The function is_goat
takes a door label and returns a Boolean signifying whether or not it is a goat.
def is_goat(door_name):
if door_name == "Goat 1":
return True
elif door_name == "Goat 2":
return True
else:
return False
Let’s check that this function can indeed tell goats from cars.
is_goat('Goat 1')
True
is_goat('Goat 2')
True
is_goat('Car')
False
One Play
If the contestant’s original choice is a door with a goat, Monty must throw out the other goat, and what will remain is the car. If the original choice is the door with a car, Monty must throw out one of the two goats, and what will remain is the other goat.
It is clear, therefore, that the function other_one
defined in an earlier section will be useful. It takes a string and a two-element array; if the string is equal to one of the elements, it returns the other one.
def other_one(x, a_b):
if x == a_b.item(0):
return a_b.item(1)
elif x == a_b.item(1):
return a_b.item(0)
else:
return 'Input Not Valid'
If the contestant’s original choice is a goat, then the outcome of the game could be one of the following two:
original = 'Goat 1'
make_array(original, other_one(original, goats), 'Car')
array(['Goat 1', 'Goat 2', 'Car'], dtype='<U6')
original = 'Goat 2'
make_array(original, other_one(original, goats), 'Car')
array(['Goat 2', 'Goat 1', 'Car'], dtype='<U6')
If the original choice happens to be the car, then let’s assume Monty throws out one of the two goats at random, and the other goat is behind the remaining door.
original = 'Car'
throw_out = np.random.choice(goats)
make_array(original, throw_out, other_one(throw_out, goats))

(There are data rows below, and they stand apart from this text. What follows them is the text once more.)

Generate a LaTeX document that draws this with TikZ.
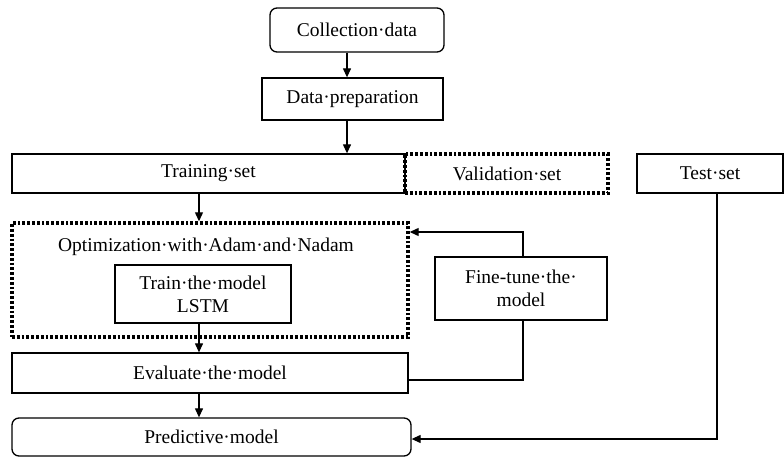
\documentclass[tikz,border=0pt]{standalone}
\usepackage{fontspec}
\setmainfont{Liberation Serif}
\usetikzlibrary{arrows.meta}
\begin{document}
\begin{tikzpicture}[x=1pt,y=-1pt,
  box/.style={draw, line width=1.3pt, rectangle, inner sep=0pt, align=center,
    font=\fontsize{19.5}{23}\selectfont},
  rbox/.style={box, rounded corners=7pt},
  dotbox/.style={draw, line width=3.4pt, dash pattern=on 2.8pt off 2pt, rectangle, inner sep=0pt},
  lbl/.style={inner sep=0pt, align=center, font=\fontsize{19.5}{23}\selectfont},
  conn/.style={line width=1.2pt},
  arr/.style={conn, -{Triangle[length=9pt,width=8pt]}}]
\useasboundingbox (0,0) rectangle (784,457);
\node[rbox, minimum width=174pt, minimum height=44pt] (coll) at (357,30) {Collection·data};
\node[box, minimum width=181pt, minimum height=42pt] (prep) at (352.5,99) {Data·preparation};
\node[box, minimum width=393pt, minimum height=39pt] (train) at (208.5,173.5) {Training·set};
\node[box, minimum width=146pt, minimum height=39pt] (test) at (710,173.5) {Test·set};
\node[dotbox, minimum width=203pt, minimum height=39pt] (valid) at (506.5,173.5) {};
\node[lbl] (validl) at (507,174) {Validation·set};
\node[dotbox, minimum width=396pt, minimum height=114pt] (opt) at (210,280) {};
\node[lbl] (optl) at (206,247) {Optimization·with·Adam·and·Nadam};
\node[box, minimum width=176pt, minimum height=58pt] (lstm) at (203,294) {Train·the·model\\LSTM};
\node[box, minimum width=172pt, minimum height=63pt] (fine) at (521,288.5) {Fine-tune·the·\\model};
\node[box, minimum width=396pt, minimum height=40pt] (eval) at (210,373) {Evaluate·the·model};
\node[rbox, minimum width=399pt, minimum height=38pt] (pred) at (211.5,437) {Predictive·model};
\coordinate (xa) at (347,0);
\coordinate (xb) at (199,0);
\coordinate (xt) at (717,0);
\coordinate (xf) at (523,0);
\coordinate (yf) at (0,232);
\coordinate (ye) at (0,380);
\coordinate (yp) at (0,439);
\draw[arr] (coll.south -| xa) -- (prep.north -| xa);
\draw[arr] (prep.south -| xa) -- (train.north -| xa);
\draw[arr] (train.south -| xb) -- (opt.north -| xb);
\draw[arr] (lstm.south -| xb) -- (eval.north -| xb);
\draw[arr] (eval.south -| xb) -- (pred.north -| xb);
\draw[arr] (test.south -| xt) |- (pred.east |- yp);
\draw[arr] (fine.north -| xf) |- (opt.east |- yf);
\draw[conn] (eval.east |- ye) -| (fine.south -| xf);
\end{tikzpicture}
\end{document}
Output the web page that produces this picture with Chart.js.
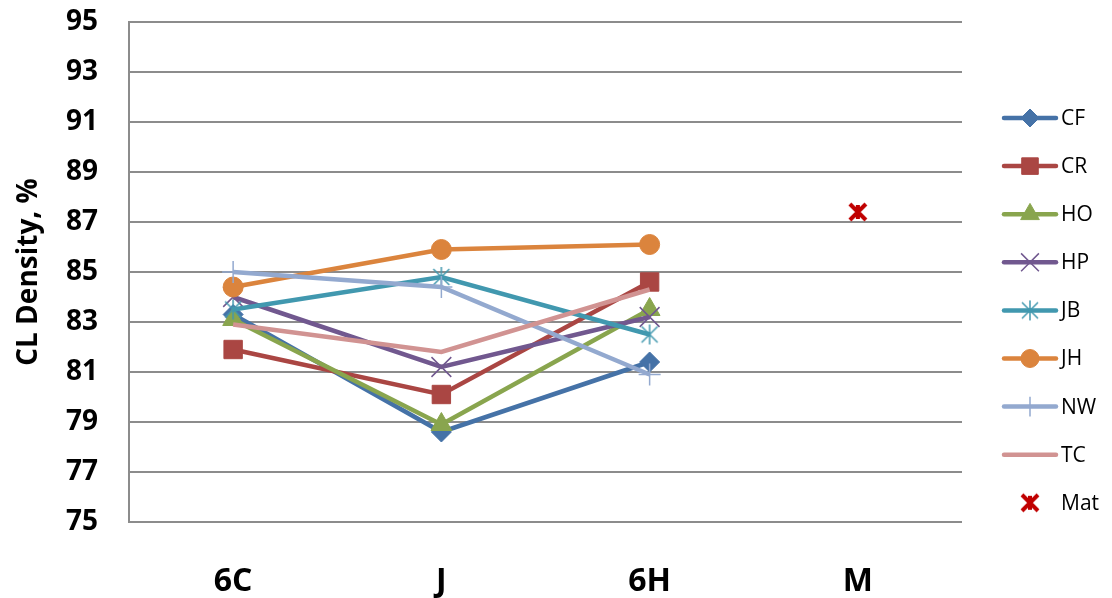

array(['Car', 'Goat 2', 'Goat 1'], dtype='<U6')
A Function to Simulate One Play
Now we define a function monty_hall
that simulates the game and returns an array of three strings in this order:
- what is behind the contestant’s original choice of door
- what Monty throws out
- what is behind the remaining door
We can now put all this code together into a single function monty_hall
to simulate the result of one game. The function takes no arguments.

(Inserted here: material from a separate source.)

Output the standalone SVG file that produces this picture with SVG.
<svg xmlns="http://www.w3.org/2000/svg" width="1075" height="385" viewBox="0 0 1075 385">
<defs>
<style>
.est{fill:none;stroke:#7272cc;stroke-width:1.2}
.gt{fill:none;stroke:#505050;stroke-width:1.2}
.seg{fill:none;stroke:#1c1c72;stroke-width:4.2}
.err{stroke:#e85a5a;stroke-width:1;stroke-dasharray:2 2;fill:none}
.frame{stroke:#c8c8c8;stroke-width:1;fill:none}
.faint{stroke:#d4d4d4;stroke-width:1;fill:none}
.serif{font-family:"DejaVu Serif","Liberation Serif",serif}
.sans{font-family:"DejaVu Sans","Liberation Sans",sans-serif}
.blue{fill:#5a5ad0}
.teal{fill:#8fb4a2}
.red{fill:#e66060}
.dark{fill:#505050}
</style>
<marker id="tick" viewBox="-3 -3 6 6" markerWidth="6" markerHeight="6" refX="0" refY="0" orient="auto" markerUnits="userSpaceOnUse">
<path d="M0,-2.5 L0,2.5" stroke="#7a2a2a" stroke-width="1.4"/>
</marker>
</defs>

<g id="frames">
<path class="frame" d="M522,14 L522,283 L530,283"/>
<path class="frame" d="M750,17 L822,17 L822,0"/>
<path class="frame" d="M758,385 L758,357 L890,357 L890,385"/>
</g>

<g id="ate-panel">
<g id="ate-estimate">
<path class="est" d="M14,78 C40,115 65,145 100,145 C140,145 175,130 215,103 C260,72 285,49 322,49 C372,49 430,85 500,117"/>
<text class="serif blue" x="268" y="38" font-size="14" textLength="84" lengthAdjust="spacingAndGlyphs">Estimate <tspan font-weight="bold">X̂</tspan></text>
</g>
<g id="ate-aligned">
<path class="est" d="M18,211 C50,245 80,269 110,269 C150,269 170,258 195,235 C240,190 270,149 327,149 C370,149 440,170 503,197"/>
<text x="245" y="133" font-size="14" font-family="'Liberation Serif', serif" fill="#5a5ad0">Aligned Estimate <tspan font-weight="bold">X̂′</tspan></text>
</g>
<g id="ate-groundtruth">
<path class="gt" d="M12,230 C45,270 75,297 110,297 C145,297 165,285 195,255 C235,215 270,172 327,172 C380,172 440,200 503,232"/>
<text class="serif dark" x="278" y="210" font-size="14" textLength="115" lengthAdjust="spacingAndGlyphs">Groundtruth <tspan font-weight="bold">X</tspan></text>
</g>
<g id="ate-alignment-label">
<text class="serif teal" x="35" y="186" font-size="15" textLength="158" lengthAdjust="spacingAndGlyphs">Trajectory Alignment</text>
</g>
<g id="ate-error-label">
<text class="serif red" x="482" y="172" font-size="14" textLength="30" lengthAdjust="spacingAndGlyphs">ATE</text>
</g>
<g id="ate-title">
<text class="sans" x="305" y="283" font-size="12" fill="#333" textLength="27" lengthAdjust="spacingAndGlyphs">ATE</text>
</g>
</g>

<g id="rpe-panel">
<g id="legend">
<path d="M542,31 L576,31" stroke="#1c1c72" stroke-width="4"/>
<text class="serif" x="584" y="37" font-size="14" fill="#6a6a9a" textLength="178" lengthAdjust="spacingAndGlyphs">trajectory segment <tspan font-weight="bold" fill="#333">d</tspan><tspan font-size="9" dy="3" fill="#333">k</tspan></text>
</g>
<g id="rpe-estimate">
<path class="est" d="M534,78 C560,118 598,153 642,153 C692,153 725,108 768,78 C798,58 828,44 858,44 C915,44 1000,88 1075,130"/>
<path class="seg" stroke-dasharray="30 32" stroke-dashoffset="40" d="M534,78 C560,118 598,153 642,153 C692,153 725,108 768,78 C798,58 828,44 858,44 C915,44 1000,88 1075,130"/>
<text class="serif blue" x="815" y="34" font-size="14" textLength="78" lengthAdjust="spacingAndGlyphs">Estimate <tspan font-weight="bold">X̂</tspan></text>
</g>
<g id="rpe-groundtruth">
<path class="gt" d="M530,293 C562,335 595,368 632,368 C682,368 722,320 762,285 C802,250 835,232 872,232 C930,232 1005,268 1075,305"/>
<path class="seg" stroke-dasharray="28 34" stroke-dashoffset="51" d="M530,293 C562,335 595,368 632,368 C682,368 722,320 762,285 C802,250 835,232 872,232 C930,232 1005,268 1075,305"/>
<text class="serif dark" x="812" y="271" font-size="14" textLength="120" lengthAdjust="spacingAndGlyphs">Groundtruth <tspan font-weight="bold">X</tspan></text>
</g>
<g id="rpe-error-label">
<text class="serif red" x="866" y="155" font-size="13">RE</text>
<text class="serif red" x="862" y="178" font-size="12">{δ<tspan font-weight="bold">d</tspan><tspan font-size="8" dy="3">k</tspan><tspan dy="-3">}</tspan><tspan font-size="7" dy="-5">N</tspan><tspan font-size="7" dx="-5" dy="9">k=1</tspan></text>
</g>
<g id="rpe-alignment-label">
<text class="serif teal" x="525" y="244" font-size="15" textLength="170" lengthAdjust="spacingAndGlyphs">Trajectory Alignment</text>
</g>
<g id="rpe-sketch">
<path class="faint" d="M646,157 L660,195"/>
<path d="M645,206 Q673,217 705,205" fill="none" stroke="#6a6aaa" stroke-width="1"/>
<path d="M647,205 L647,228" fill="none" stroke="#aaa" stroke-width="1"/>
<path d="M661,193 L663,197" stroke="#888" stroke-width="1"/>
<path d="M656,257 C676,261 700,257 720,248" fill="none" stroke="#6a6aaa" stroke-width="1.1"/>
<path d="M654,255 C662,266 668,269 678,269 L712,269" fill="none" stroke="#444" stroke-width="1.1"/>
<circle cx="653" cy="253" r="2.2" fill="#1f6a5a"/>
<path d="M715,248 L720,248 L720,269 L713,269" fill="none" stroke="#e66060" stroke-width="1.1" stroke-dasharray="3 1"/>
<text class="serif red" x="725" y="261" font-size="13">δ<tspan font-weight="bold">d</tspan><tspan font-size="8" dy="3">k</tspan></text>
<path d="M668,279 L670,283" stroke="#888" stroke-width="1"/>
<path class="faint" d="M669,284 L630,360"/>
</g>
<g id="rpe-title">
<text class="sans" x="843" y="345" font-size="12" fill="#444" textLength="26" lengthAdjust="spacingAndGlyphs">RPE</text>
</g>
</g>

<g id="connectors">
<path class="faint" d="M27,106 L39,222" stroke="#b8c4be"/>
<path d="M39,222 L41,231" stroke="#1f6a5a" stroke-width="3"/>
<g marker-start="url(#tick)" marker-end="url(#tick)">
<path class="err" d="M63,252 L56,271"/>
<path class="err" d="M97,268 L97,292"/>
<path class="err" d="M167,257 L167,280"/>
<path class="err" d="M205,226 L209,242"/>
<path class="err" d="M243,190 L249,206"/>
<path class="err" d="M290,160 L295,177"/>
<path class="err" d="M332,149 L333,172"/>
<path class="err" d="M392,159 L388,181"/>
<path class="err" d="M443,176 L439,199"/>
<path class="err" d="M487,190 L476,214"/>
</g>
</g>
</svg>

The contestant’s original choice will be a door chosen at random from among the three doors.
To check whether the original choice is a goat or not, we first write a little function named is_goat
.
def monty_hall():
""" Play the Monty Hall game once
and return an array of three strings:
original choice, what Monty throws out, what remains
"""
original = np.random.choice(doors)
if is_goat(original):
return make_array(original, other_one(original, goats), 'Car')
else:
throw_out = np.random.choice(goats)
return make_array(original, throw_out, other_one(throw_out, goats))
Let’s play the game a few times! Here is one outcome. You should run the cell several times to see how the outcome changes.
monty_hall()
array(['Car', 'Goat 1', 'Goat 2'], dtype='<U6')
Step 3: Number of Repetitions
To gauge the frequency with which the different outcomes occur, we have to play the games many times and collect the results. Let’s run 10,000 repetitions.
Step 4: Coding the Simulation
It’s time to run the simulation. We will start by defining three empty arrays, one each for the original choice, what Monty throws out, and what remains.
original = make_array() # original choice
throw_out = make_array() # what Monty throws out
remains = make_array() # what remains
num_repetitions = 10000
for i in np.arange(num_repetitions):
result = monty_hall() # the result of one game
# Collect the results in the appropriate arrays
original = np.append(original, result.item(0))
throw_out = np.append(throw_out, result.item(1))
remains = np.append(remains, result.item(2))
The simulation is done. As always, the majority of the work is in generating the simulated outcome of one repetition.
Visualization
We can now put all the results into one table for ease of visualization.
results = Table().with_columns(
'Original Door Choice', original,
'Monty Throws Out', throw_out,
'Remaining Door', remains
)
results
Original Door Choice | Monty Throws Out | Remaining Door |
---|---|---|
Car | Goat 1 | Goat 2 |
Car | Goat 1 | Goat 2 |
Goat 2 | Goat 1 | Car |
Goat 1 | Goat 2 | Car |
Car | Goat 1 | Goat 2 |
Goat 1 | Goat 2 | Car |
Goat 1 | Goat 2 | Car |
Car | Goat 1 | Goat 2 |
Goat 2 | Goat 1 | Car |
Goat 2 | Goat 1 | Car |
... (9990 rows omitted)
To see whether the contestant should stick with her original choice or switch, let’s see how frequently the car is behind each of her two options.
results.group('Original Door Choice')
Original Door Choice | count |
---|---|
Car | 3348 |
Goat 1 | 3395 |
Goat 2 | 3257 |
results.group('Remaining Door')
Remaining Door | count |
---|---|
Car | 6652 |
Goat 1 | 1713 |
Goat 2 | 1635 |
As our solution said, the car is behind the remaining door two-thirds of the time, to a pretty good approximation. The contestant is twice as likely to get the car if she switches than if she sticks with her original choice.
To see this graphically, we can join the two tables above and draw overlaid bar charts.
results_o = results.group('Original Door Choice')
results_r = results.group('Remaining Door')
joined = results_o.join('Original Door Choice', results_r, 'Remaining Door')
combined = joined.relabeled(0, 'Item').relabeled(1, 'Original Door').relabeled(2, 'Remaining Door')
combined
Item | Original Door | Remaining Door |
---|---|---|
Car | 3348 | 6652 |
Goat 1 | 3395 | 1713 |
Goat 2 | 3257 | 1635 |
combined.barh(0)
Notice how the three blue bars are almost equal – the original choice is equally likely to be any of the three available items. But the gold bar corresponding to Car
is twice as long as the blue.
The simulation confirms that the contestant is twice as likely to win if she switches.